- Set task -
Please return nothing but the lines between the line holding "Output the web" and the line holding "const currentLabelAt = [5.04, 98.6];", both ends included, without the pictures.
--- Start Given data ---
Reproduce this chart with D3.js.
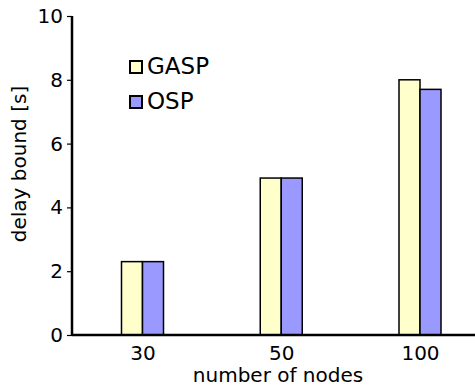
<!DOCTYPE html>
<html>
<head>
<meta charset="utf-8">
<script src="https://cdn.jsdelivr.net/npm/d3@7"></script>
<style>
  body { margin: 0; background: #fff; }
  svg text { font-family: "DejaVu Sans", sans-serif; fill: #000; }
</style>
</head>
<body>
<div id="chart"></div>
<script>
// Data
var categories = ["30", "50", "100"];
var seriesNames = ["GASP", "OSP"];
var gaspValues = [2.3, 4.92, 8.0];
var ospValues = [2.3, 4.92, 7.7];
var yTicks = [0, 2, 4, 6, 8, 10];
var colors = ["#ffffcc", "#9999ff"];

var w = 475, h = 387;
var margin = {left: 72, top: 16, bottom: 52};

var svg = d3.select("#chart")
	.append("svg")
		.attr("width", w)
		.attr("height", h);

// Scales
var x = d3.scalePoint()
	.domain(categories)
	.range([142.5, 420]);
var y = d3.scaleLinear()
	.domain([0, 10])
	.range([h - margin.bottom, margin.top]);

var barW = 21;

var rows = categories.map(function(c, i){
	return {cat: c, values: [gaspValues[i], ospValues[i]]};
});

// Bars
var groups = svg.selectAll(".grp")
	.data(rows)
	.enter()
	.append("g")
	.attr("class", "grp");

groups.selectAll("rect")
	.data(function(d){ return d.values.map(function(v, j){ return {cat: d.cat, v: v, j: j}; }); })
	.enter()
	.append("rect")
	.attr("x", function(d){ return x(d.cat) - barW + d.j * barW; })
	.attr("y", function(d){ return y(d.v); })
	.attr("width", barW)
	.attr("height", function(d){ return y(0) - y(d.v); })
	.attr("fill", function(d){ return colors[d.j]; })
	.attr("stroke", "#000")
	.attr("stroke-width", 1.5);

// Axes
var yAxis = d3.axisLeft(y)
	.tickValues(yTicks)
	.tickSize(5)
	.tickPadding(4);

var gY = svg.append("g")
	.attr("transform", "translate(" + margin.left + ",0)")
	.call(yAxis);
gY.select(".domain").attr("stroke-width", 2.5).attr("d", "M0," + y(10) + "V" + y(0));
gY.selectAll(".tick line").attr("stroke-width", 1.2);
gY.selectAll("text").style("font-size", "20px");

var xAxis = d3.axisBottom(x)
	.tickSize(0)
	.tickPadding(11);

var gX = svg.append("g")
	.attr("transform", "translate(0," + y(0) + ")")
	.call(xAxis);
gX.select(".domain").attr("stroke-width", 2.5).attr("d", "M" + margin.left + ",0H" + w);
gX.selectAll("text").style("font-size", "20px");

// Axis titles
svg.append("text")
	.attr("x", 278)
	.attr("y", 382)
	.attr("text-anchor", "middle")
	.style("font-size", "20px")
	.text("number of nodes");

svg.append("text")
	.attr("transform", "translate(26,164) rotate(-90)")
	.attr("text-anchor", "middle")
	.style("font-size", "20px")
	.text("delay bound [s]");

// Legend
var legend = svg.selectAll(".legend")
	.data(seriesNames)
	.enter()
	.append("g")
	.attr("class", "legend")
	.attr("transform", function(d, i){ return "translate(130," + (61 + i * 35) + ")"; });

legend.append("rect")
	.attr("width", 12)
	.attr("height", 12)
	.attr("fill", function(d, i){ return colors[i]; })
	.attr("stroke", "#000")
	.attr("stroke-width", 2);

legend.append("text")
	.attr("x", 17)
	.attr("y", 13)
	.style("font-size", "23px")
	.text(function(d){ return d; });
</script>
</body>
</html>
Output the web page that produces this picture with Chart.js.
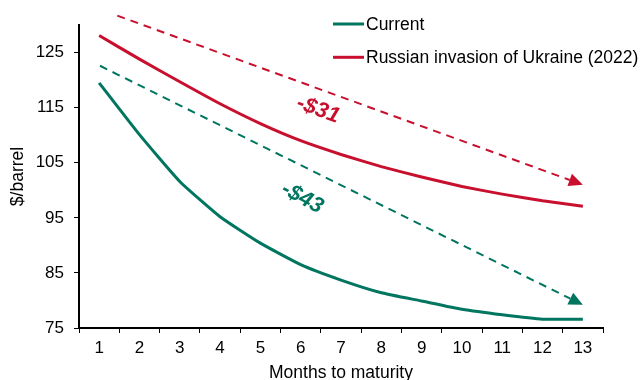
<!DOCTYPE html>
<html>
<head>
<meta charset="utf-8">
<script src="https://cdn.jsdelivr.net/npm/chart.js@4/dist/chart.umd.min.js"></script>
<style>
  html, body { margin: 0; padding: 0; background: #fff; }
</style>
</head>
<body>
<canvas id="c" width="643" height="380"></canvas>
<script>
// Months to maturity on the futures curve
const months = ['1', '2', '3', '4', '5', '6', '7', '8', '9', '10', '11', '12', '13'];
// Brent futures curves, $/barrel
const current = [119.5, 110.1, 101.6, 95.2, 90.4, 86.5, 83.7, 81.4, 79.9, 78.4, 77.4, 76.6, 76.6];
const invasion = [128.1, 123.8, 119.7, 115.7, 112.1, 109.0, 106.5, 104.3, 102.4, 100.7, 99.3, 98.1, 97.1];
const seriesNames = ['Current', 'Russian invasion of Ukraine (2022)'];
const yTicks = [75, 85, 95, 105, 115, 125];

// Backwardation arrows: [category index, $/barrel] for start and tip
const invasionArrow = [[0.45, 131.7], [12, 101.0]];
const currentArrow = [[0.02, 122.6], [12, 79.2]];
// Where the spread labels sit, same units
const invasionLabelAt = [5.43, 114.6];
const currentLabelAt = [5.04, 98.6];

const GREEN = '#00755f';
const RED = '#c8102e';
const FONT = "'Liberation Sans', Arial, sans-serif";

Chart.defaults.font.family = FONT;
Chart.defaults.color = '#000';

function spreadText(series) {
  return '-$' + Math.round(series[0] - series[series.length - 1]);
}

function drawArrow(ctx, x1, y1, x2, y2, color) {
  const ang = Math.atan2(y2 - y1, x2 - x1);
  const L = 14, W = 13;
  const bx = x2 - L * Math.cos(ang), by = y2 - L * Math.sin(ang);
  ctx.save();
  ctx.strokeStyle = color;
  ctx.lineWidth = 2;
  ctx.setLineDash([8, 6]);
  ctx.beginPath();
  ctx.moveTo(x1, y1);
  ctx.lineTo(bx, by);
  ctx.stroke();
  ctx.setLineDash([]);
  ctx.fillStyle = color;
  ctx.beginPath();
  ctx.moveTo(x2, y2);
  ctx.lineTo(bx + W / 2 * Math.sin(ang), by - W / 2 * Math.cos(ang));
  ctx.lineTo(bx - W / 2 * Math.sin(ang), by + W / 2 * Math.cos(ang));
  ctx.closePath();
  ctx.fill();
  ctx.restore();
}

function drawTag(ctx, x, y, deg, text, color) {
  ctx.save();
  ctx.translate(x, y);
  ctx.rotate(deg * Math.PI / 180);
  ctx.font = 'italic bold 22px ' + FONT;
  ctx.fillStyle = color;
  ctx.textAlign = 'center';
  ctx.textBaseline = 'middle';
  ctx.fillText(text, 0, 0);
  ctx.restore();
}

const annotations = {
  id: 'curveAnnotations',
  afterDatasetsDraw(chart) {
    const { ctx, scales: { x, y } } = chart;
    const px = p => [x.getPixelForValue(p[0]), y.getPixelForValue(p[1])];

    const [ra, rb] = [px(invasionArrow[0]), px(invasionArrow[1])];
    drawArrow(ctx, ra[0], ra[1], rb[0], rb[1], RED);
    const [ga, gb] = [px(currentArrow[0]), px(currentArrow[1])];
    drawArrow(ctx, ga[0], ga[1], gb[0], gb[1], GREEN);

    const rl = px(invasionLabelAt);
    drawTag(ctx, rl[0], rl[1], 20, spreadText(invasion), RED);
    const gl = px(currentLabelAt);
    drawTag(ctx, gl[0], gl[1], 28, spreadText(current), GREEN);

    // legend block, top right
    ctx.save();
    ctx.font = '17.5px ' + FONT;
    ctx.textBaseline = 'middle';
    chart.data.datasets.forEach((ds, i) => {
      const yy = 24 + i * 33.3;
      ctx.strokeStyle = ds.borderColor;
      ctx.lineWidth = 3;
      ctx.beginPath();
      ctx.moveTo(333, yy);
      ctx.lineTo(364, yy);
      ctx.stroke();
      ctx.fillStyle = '#000';
      ctx.fillText(ds.label, 366, yy + 1);
    });
    ctx.restore();
  }
};

new Chart(document.getElementById('c'), {
  type: 'line',
  data: {
    labels: months,
    datasets: [
      {
        label: seriesNames[0],
        data: current,
        borderColor: GREEN,
        backgroundColor: GREEN,
        borderWidth: 3,
        pointRadius: 0,
        tension: 0.15
      },
      {
        label: seriesNames[1],
        data: invasion,
        borderColor: RED,
        backgroundColor: RED,
        borderWidth: 3,
        pointRadius: 0,
        tension: 0.15
      }
    ]
  },
  options: {
    responsive: false,
    animation: false,
    devicePixelRatio: 1,
    layout: { padding: { top: 25, right: 40, left: 0, bottom: 0 } },
    plugins: {
      legend: { display: false },
      tooltip: { enabled: false }
    },
    scales: {
      x: {
        offset: true,
        grid: {
          display: true,
          offset: true,
          drawOnChartArea: false,
          drawTicks: true,
          tickLength: 5,
          color: '#000',
          lineWidth: 1
        },
        border: { display: true, color: '#000', width: 2 },
        ticks: {
          color: '#000',
          font: { size: 17 },
          padding: 5,
          maxRotation: 0,
          autoSkip: false
        },
        title: {
          display: true,
          text: 'Months to maturity',
          color: '#000',
          font: { size: 17.5 },
          padding: { top: 0, bottom: -4 }
        },
        afterFit(scale) { scale.height = 52; }
      },
      y: {
        min: 75,
        max: 130,
        afterBuildTicks(scale) { scale.ticks = yTicks.map(v => ({ value: v })); },
        grid: {
          display: true,
          drawOnChartArea: false,
          drawTicks: true,
          tickLength: 5,
          color: '#000',
          lineWidth: 1
        },
        border: { display: true, color: '#000', width: 2 },
        ticks: {
          color: '#000',
          font: { size: 17 },
          padding: 10
        },
        title: {
          display: true,
          text: '$/barrel',
          color: '#000',
          font: { size: 17.5 },
          padding: { top: 8, bottom: 0 }
        },
        afterFit(scale) { scale.width = 79; }
      }
    }
  },
  plugins: [annotations]
});
</script>
</body>
</html>
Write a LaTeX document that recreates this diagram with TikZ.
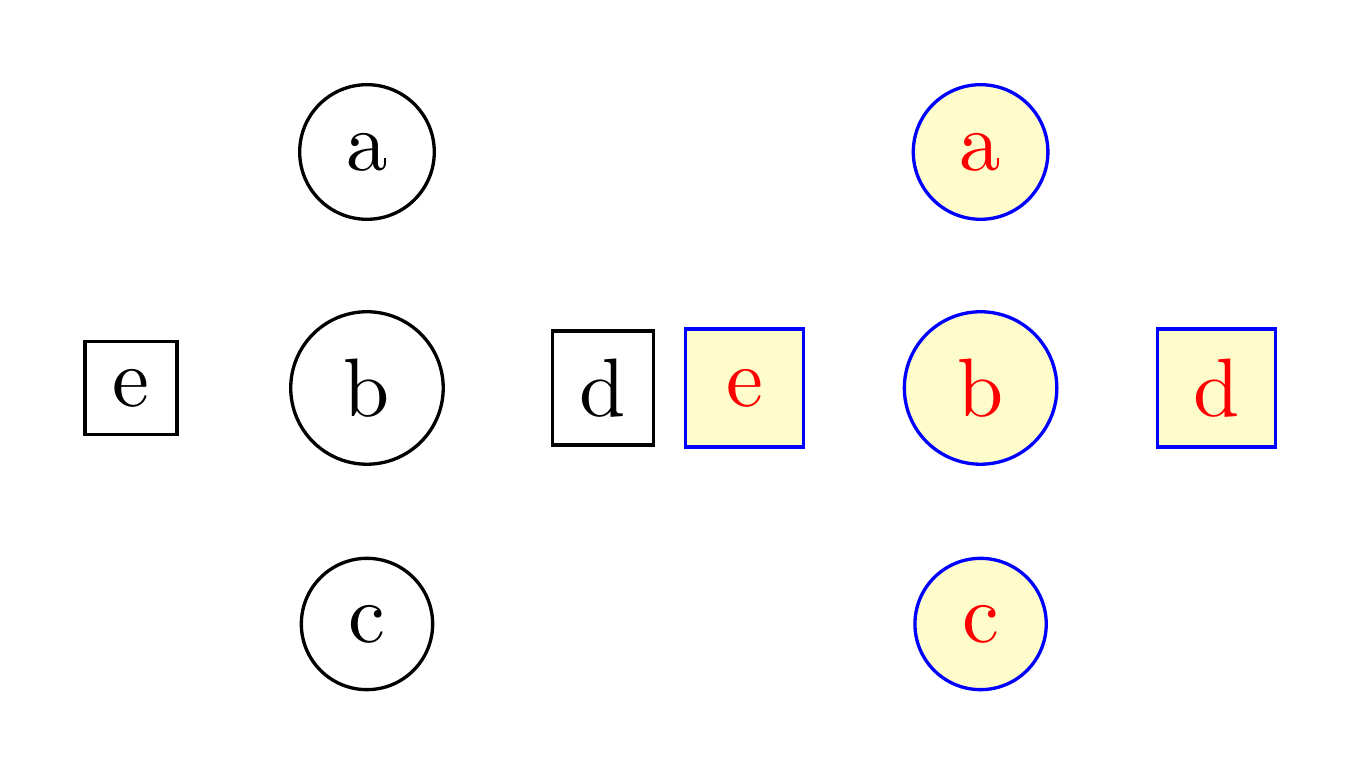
--- End Given data ---
- Written solution -
Output the web page that produces this picture with Chart.js.
<!DOCTYPE html>
<html>
<head>
<meta charset="utf-8">
<script src="https://cdn.jsdelivr.net/npm/chart.js@4/dist/chart.umd.min.js"></script>
<style>
  html, body { margin: 0; padding: 0; background: #fff; }
</style>
</head>
<body>
<canvas id="c" width="643" height="380"></canvas>
<script>
// Months to maturity on the futures curve
const months = ['1', '2', '3', '4', '5', '6', '7', '8', '9', '10', '11', '12', '13'];
// Brent futures curves, $/barrel
const current = [119.5, 110.1, 101.6, 95.2, 90.4, 86.5, 83.7, 81.4, 79.9, 78.4, 77.4, 76.6, 76.6];
const invasion = [128.1, 123.8, 119.7, 115.7, 112.1, 109.0, 106.5, 104.3, 102.4, 100.7, 99.3, 98.1, 97.1];
const seriesNames = ['Current', 'Russian invasion of Ukraine (2022)'];
const yTicks = [75, 85, 95, 105, 115, 125];

// Backwardation arrows: [category index, $/barrel] for start and tip
const invasionArrow = [[0.45, 131.7], [12, 101.0]];
const currentArrow = [[0.02, 122.6], [12, 79.2]];
// Where the spread labels sit, same units
const invasionLabelAt = [5.43, 114.6];
const currentLabelAt = [5.04, 98.6];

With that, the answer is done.